I’m sure that I gave away the answer, but I’ll ask anyway: Who ranks third on the club in steals behind Jorge Mateo and Cedric Mullins with 11 each?

Yes, Frazier, who swiped his fifth bag yesterday in six attempts. He drew a leadoff walk against Aroldis Chapman in the eighth inning, advanced to second base on a balk, and got a huge jump and stole third, and scored on Ramón Urías two-run single.

Frazier stole a career high 11 bases last season over 156 games with the Mariners. He isn’t blessed with sprinter's speed but he’s a smart baserunner, as Hyde points out, and he’s far from a plodder.

* Urías is one of the most underrated players in baseball.

I’m saying this about a guy who won a Gold Glove at third base last year.

Urías gets overlooked a lot, and part of the reason is that he doesn’t have a set position. He’s sort of back in a utility role with starts at second and third, and with the ability to play shortstop.

But utility suggests lots of bench time, and Urías has been in the lineup in 23 games. He wasn’t in it yesterday but went 2-for-2 with four RBIs after pinch-hitting for Gunnar Henderson in the eighth.

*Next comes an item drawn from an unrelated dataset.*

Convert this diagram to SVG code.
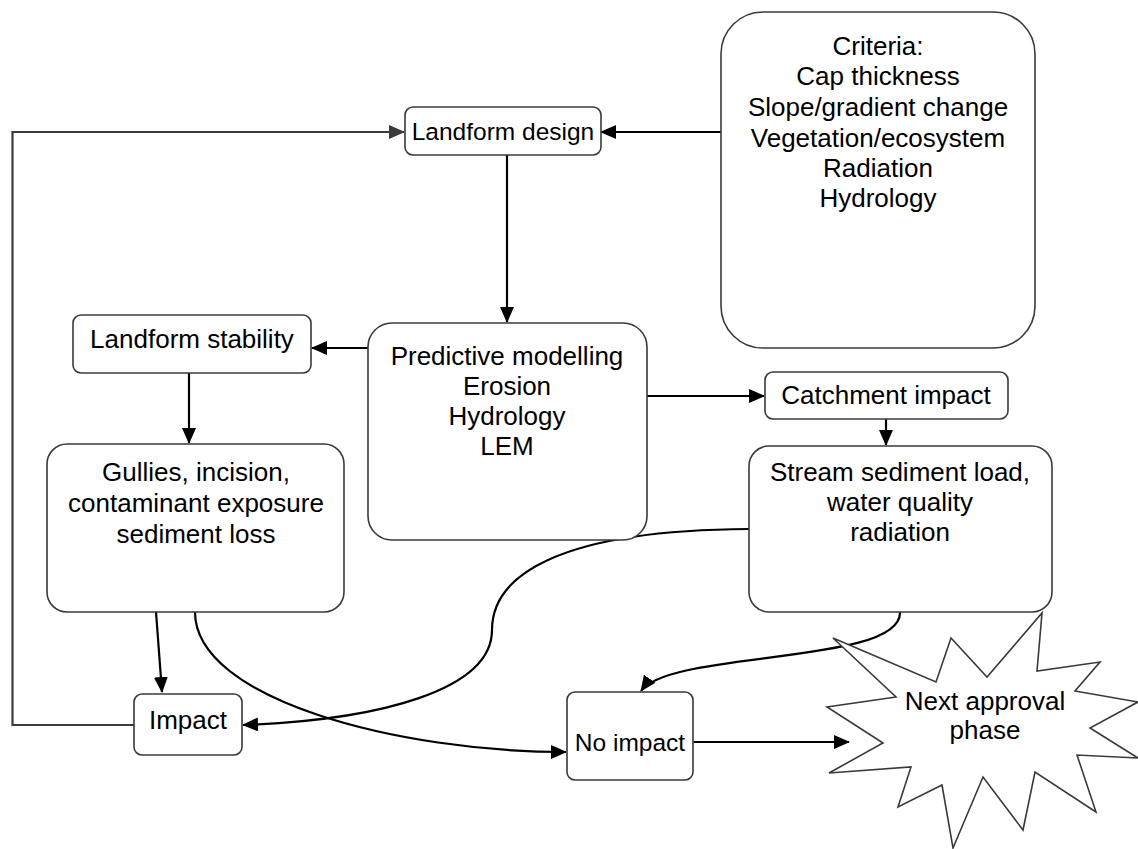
<svg xmlns="http://www.w3.org/2000/svg" width="1138" height="849" viewBox="0 0 1138 849">
<defs>
<style>
.box{fill:#fff;stroke:#3a3a3a;stroke-width:1.6}
.t{font-family:"Liberation Sans",Arial,sans-serif;font-size:26px;fill:#000;text-anchor:middle}
.s{font-size:24.5px}
.c{fill:none;stroke:#000;stroke-width:2.2}
.g{fill:none;stroke:#3a3a3a;stroke-width:2.2}
</style>
<marker id="ah" markerUnits="userSpaceOnUse" markerWidth="16" markerHeight="14" refX="15" refY="7" orient="auto">
<path d="M0,0 L16,7 L0,14 Z" fill="#000"/>
</marker>
<marker id="ahg" markerUnits="userSpaceOnUse" markerWidth="16" markerHeight="14" refX="15" refY="7" orient="auto">
<path d="M0,0 L16,7 L0,14 Z" fill="#3a3a3a"/>
</marker>
</defs>
<rect width="1138" height="849" fill="#fff"/>
<g id="connectors">
<path class="g" d="M134,725 L12.5,725 L12.5,132 L404,132" marker-end="url(#ahg)"/>
<path class="c" d="M721,132 L601,132" marker-end="url(#ah)"/>
<path class="c" d="M507,155 L507,322" marker-end="url(#ah)"/>
<path class="c" d="M368,348 L312,348" marker-end="url(#ah)"/>
<path class="c" d="M189,373 L189,443" marker-end="url(#ah)"/>
<path class="c" d="M647,396 L764,396" marker-end="url(#ah)"/>
<path class="c" d="M886,419 L886,445" marker-end="url(#ah)"/>
<path class="c" d="M156,612 L162,692" marker-end="url(#ah)"/>
<path class="c" d="M195,612 C195,700 400,752 566,752" marker-end="url(#ah)"/>
<path class="c" d="M749,529 C560,530 492,575 492,630 C492,690 380,720 243,725" marker-end="url(#ah)"/>
<path class="c" d="M900,612 C902,665 670,650 641,691" marker-end="url(#ah)"/>
<path class="c" d="M693,742 L849,742" marker-end="url(#ah)"/>
</g>
<g id="criteria">
<rect class="box" x="721" y="12" width="314" height="336" rx="42"/>
<text class="t" x="878" y="55">Criteria:</text>
<text class="t" x="878" y="85">Cap thickness</text>
<text class="t" x="878" y="116">Slope/gradient change</text>
<text class="t" x="878" y="147">Vegetation/ecosystem</text>
<text class="t" x="878" y="177">Radiation</text>
<text class="t" x="878" y="207">Hydrology</text>
</g>
<g id="landform-design">
<rect class="box" x="405" y="107" width="196" height="48" rx="8"/>
<text class="t s" x="503" y="140">Landform design</text>
</g>
<g id="landform-stability">
<rect class="box" x="73" y="315" width="238" height="58" rx="8"/>
<text class="t" x="192" y="348">Landform stability</text>
</g>
<g id="predictive">
<rect class="box" x="368" y="323" width="279" height="217" rx="24"/>
<text class="t" x="507" y="365">Predictive modelling</text>
<text class="t" x="507" y="395">Erosion</text>
<text class="t" x="507" y="425">Hydrology</text>
<text class="t" x="507" y="455">LEM</text>
</g>
<g id="catchment">
<rect class="box" x="765" y="372" width="243" height="47" rx="8"/>
<text class="t" x="886" y="404">Catchment impact</text>
</g>
<g id="gullies">
<rect class="box" x="47" y="444" width="297" height="168" rx="20"/>
<text class="t" x="196" y="481">Gullies, incision,</text>
<text class="t" x="196" y="512">contaminant exposure</text>
<text class="t" x="196" y="543">sediment loss</text>
</g>
<g id="stream">
<rect class="box" x="749" y="446" width="303" height="166" rx="20"/>
<text class="t" x="900" y="481">Stream sediment load,</text>
<text class="t" x="900" y="511">water quality</text>
<text class="t" x="900" y="541">radiation</text>
</g>
<g id="impact">
<rect class="box" x="134" y="694" width="108" height="61" rx="8"/>
<text class="t" x="188" y="729">Impact</text>
</g>
<g id="no-impact">
<rect class="box" x="567" y="692" width="126" height="88" rx="8"/>
<text class="t s" x="630" y="751">No impact</text>
</g>
<g id="next-approval">
<polygon class="box" points="1042,613 1037,671 1100,662 1075,691 1138,702 1090,728 1138,758 1077,755 1096,812 1035,772 1023,830 983,777 953,848 942,785 898,807 911,767 829,773 883,743 827,707 896,697 833,638 936,682 951,638 987,677"/>
<text class="t" x="985" y="710">Next approval</text>
<text class="t" x="985" y="739">phase</text>
</g>
</svg>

Urías is the first Oriole with four RBIs off the bench in a nine-inning game since Steve Clevenger on Sept. 11, 2015 versus the Royals. He’s batting .280/.372/.402 with seven doubles, a home run and 15 RBIs, and he’s expected in tonight’s lineup against a lefty.

* Austin Hays is tough as nails and don’t ever question it.

Hays has made more stops on the injured list than he wants to count, but it takes a lot to sideline him. Some freakish mishaps. A 96 mph fastball in his left rib cage in 2020, though he played in the next seven games before slamming into a fence and finally conceding that he was hurt.

The Black Knight from “Monty Python and the Holy Grail” would love Hays. Tis but a scratch.

(If that reference escapes you, I’m sure it’s streaming somewhere. Find it.)

Hays avoided the IL last season and played through pain, mostly in his wrist. He almost had his right middle finger crushed by Corey Kluber’s 88 mph sinker this year while trying to bunt in an April 25 game, but he finished the at-bat and flied to deep right field.

He played both ends of a doubleheader four days later and went 4-for-8 with a double.

I don’t know how he swung a bat.

The finger is grotesque. I know contusions, and that isn’t a contusion. It’s a wound that needed to be cleaned up Wednesday after he went 0-for-6 with four strikeouts in the series opener.

Hyde kept him out of the lineup in the last two games. Hays insisted to reporters yesterday that he was available to hit Wednesday night, but that must be code for pinch-run because Hyde sent up Ryan McKenna to bat for Kyle Stowers.

The Orioles don’t want the gash to reopen. He might return to the lineup tonight against Fried.

“He’s one of the tougher players I’ve ever been around,” Hyde said yesterday.